Satire terhadap peran guru saat berhadapan dengan kekuasaan dilakukan Taufiq Ismail dengan puisi “Pelajaran Tatabahasa dan Mengarang”. Kritik terhadap pemerintah menjadi sebuah tindakan yang ditabukan dalam hegemoni kekuasaan. Karena itu, penyair melakukan permainan konstruksi kalimat dan diksi untuk melakukan penyingkapan-penyingkapan ambiguitas, dusta, dan paradoks kritik terhadap kekuasaan: “Mengeritik itu boleh, asal membangun/ Membangun itu boleh, asal mengeritik/ Mengeritik itu tidak boleh, asal tidak membangun/ Membangun itu tidak asal, mengeritik itu boleh tidak/ Membangun mengeritik itu boleh asal/ Mengeritik membangun itu asal boleh/Mengeritik itu membangun/ Membangun itu mengeritik/.
Penyingkapan kedok-kedok, dusta, dan kepalsuan yang dilakukan pendidik dan murid, secara tajam ditulis Agus R. Sarjono dalam puisi “Sajak Palsu”. Dunia pendidikan telah menebar kultur dusta, perilaku palsu, dan kebahagiaan semu, justru melalui interaksi pembelajaran guru-murid di ruang kelas. Penyair mencipta satire yang tajam tentang para siswa yang diperlakukan sebagai komoditas pendidikan palsu dengan berlapis-lapis dusta: Selamat pagi pak, selamat pagi bu, ucap anak sekolah/ dengan sapaan palsu.

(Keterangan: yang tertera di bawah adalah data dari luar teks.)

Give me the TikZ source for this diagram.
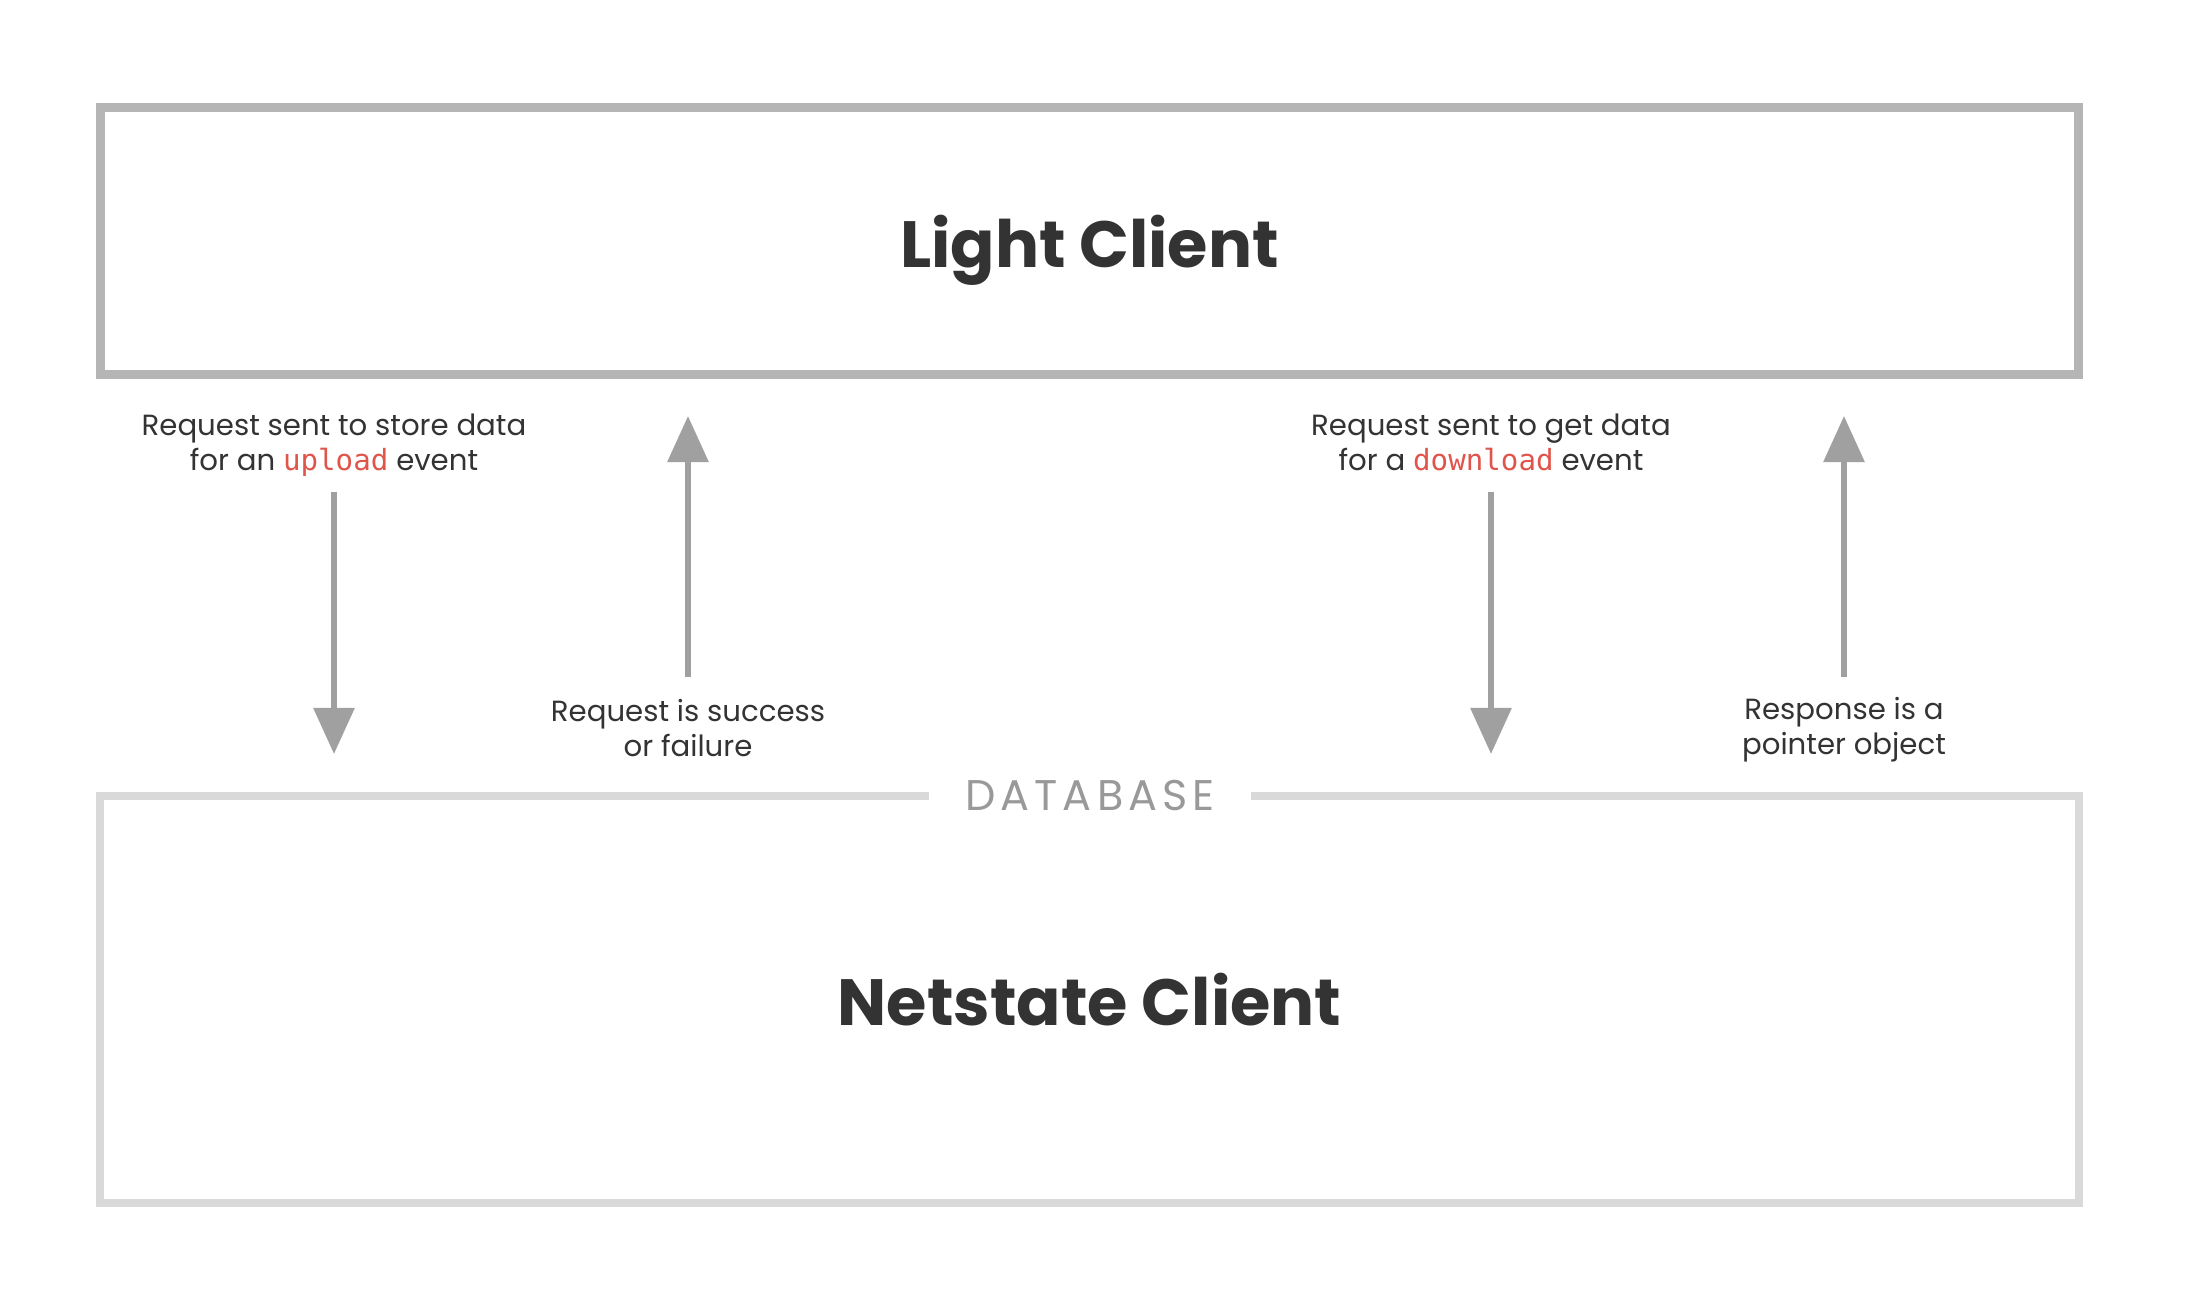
\documentclass[tikz,border=0pt]{standalone}
\usepackage{fontspec}
\setmainfont{Poppins}
\newfontfamily\codefont{DejaVu Sans Mono}
\usepackage{tikz}
\usetikzlibrary{arrows.meta}
\definecolor{ink}{HTML}{333333}
\definecolor{topline}{HTML}{B5B5B5}
\definecolor{dbline}{HTML}{D9D9D9}
\definecolor{dbtext}{HTML}{999999}
\definecolor{arrowgray}{HTML}{A0A0A0}
\definecolor{codered}{HTML}{E0554B}
\newcommand{\code}[1]{{\codefont\color{codered}#1}}
\tikzstyle{clientbox} = [rectangle, minimum width=19.77cm, text centered, text depth=0pt, text=ink, font=\fontsize{18.6}{22}\selectfont\bfseries]
\tikzstyle{note} = [align=center, text=ink, font=\fontsize{8.3}{10}\selectfont]
\tikzstyle{dblabel} = [fill=white, inner xsep=0.36cm, text=dbtext, font=\fontsize{12.2}{14}\selectfont\addfontfeatures{LetterSpace=12}]
\tikzstyle{arrow} = [arrowgray, line width=0.06cm, -{Triangle[width=0.40cm,length=0.46cm]}]

\begin{document}
\begin{tikzpicture}[x=0.01cm, y=-0.01cm]
\useasboundingbox (0,0) rectangle (2202,1294);

\node (light) [clientbox, minimum height=2.66cm, draw=topline, line width=0.09cm] at (1089.5,241) {Light Client};
\node (netstate) [clientbox, minimum height=4.07cm, draw=dbline, line width=0.08cm] at (1089.5,999.5) {Netstate Client};
\node (db) [dblabel] at (1090,796) {DATABASE};

\node (req1) [note] at (334,445) {Request sent to store data\\for an \code{upload} event};
\node (res1) [note] at (688,728) {Request is success\\or failure};
\node (req2) [note] at (1491,442) {Request sent to get data\\for a \code{download} event};
\node (res2) [note] at (1844,730) {Response is a\\pointer object};

\coordinate (a1) at (334,492);
\coordinate (b1) at (334,754);
\coordinate (a2) at (688,677);
\coordinate (b2) at (688,416);
\coordinate (a3) at (1491,492);
\coordinate (b3) at (1491,754);
\coordinate (a4) at (1844,677);
\coordinate (b4) at (1844,416);

\draw [arrow] (a1) -- (b1);
\draw [arrow] (a2) -- (b2);
\draw [arrow] (a3) -- (b3);
\draw [arrow] (a4) -- (b4);

\end{tikzpicture}
\end{document}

Lalu merekapun belajar/ Sejarah palsu dari buku-buku palsu. Di akhir sekolah/ mereka terperangah melihat hamparan nilai mereka/ yang palsu. Karena tak cukup nilai, maka berdatanganlah/ mereka ke rumah-rumah bapak dan ibu guru/ untuk menyerahkan amplop berisi perhatian/ dan rasa hormat palsu. Sambil tersipu palsu/.
***
SATIRE yang diekspresikan Taufiq Ismail dan Agus R Sarjono membedakan pandangan mereka tentang dunia pendidikan yang disakralkan. Saya mengklasifikasikan empat pandangan penyair terhadap pendidikan. Pertama, pandangan penyair Sutrisno Martoatmodjo dan Motinggo Busye yang memanfaatkan diksi untuk menciptakan spritualitas, bahkan hal-hal yang transenden dalam dunia pendidikan. Kedua, penyair Saini K.M. yang melihat pengorbanan guru dalam melaksanakan dedikasinya sebagai pendidik. Ketiga, penyair Taufiq Ismail yang melihat guru tak sanggup menghayati peran sebagai agen pembaruan ketika berhadapan dengan hegemoni kekuasaan. Keempat, penyair Agus R. Sarjono yang mencipta satire tentang peran komoditas palsu dalam dunia pendidikan, yang merasuk dalam atmosfir budaya konsumeris sehari-hari.
Kelima penyair ini menyampaikan tafsir tentang pendidikan untuk mencipta dialog batin tentang pembebasan jiwa yang merdeka dalam pendidikan. Puisi mereka mengekspresikan sudut pandang penyair tentang pergeseran pendidikan dari sesuatu yang bersifat spiritual ke arah komoditas sekuler. Kelima penyair ini sedang menarik kita – dengan kekuatan diksi masing-masing – untuk berdialog batin, dan menemukan kearifan pendidikan. Hanya saja, puisi Agus R. Sarjono menghujat kita betapa rapuh kaum pendidik mutakhir berhadapan dengan komoditas sekuler yang terselubung dusta dan kepalsuan.
***
*) S. Prasetyo Utomo, sastrawan, doktor Ilmu Pendidikan Bahasa Unnes.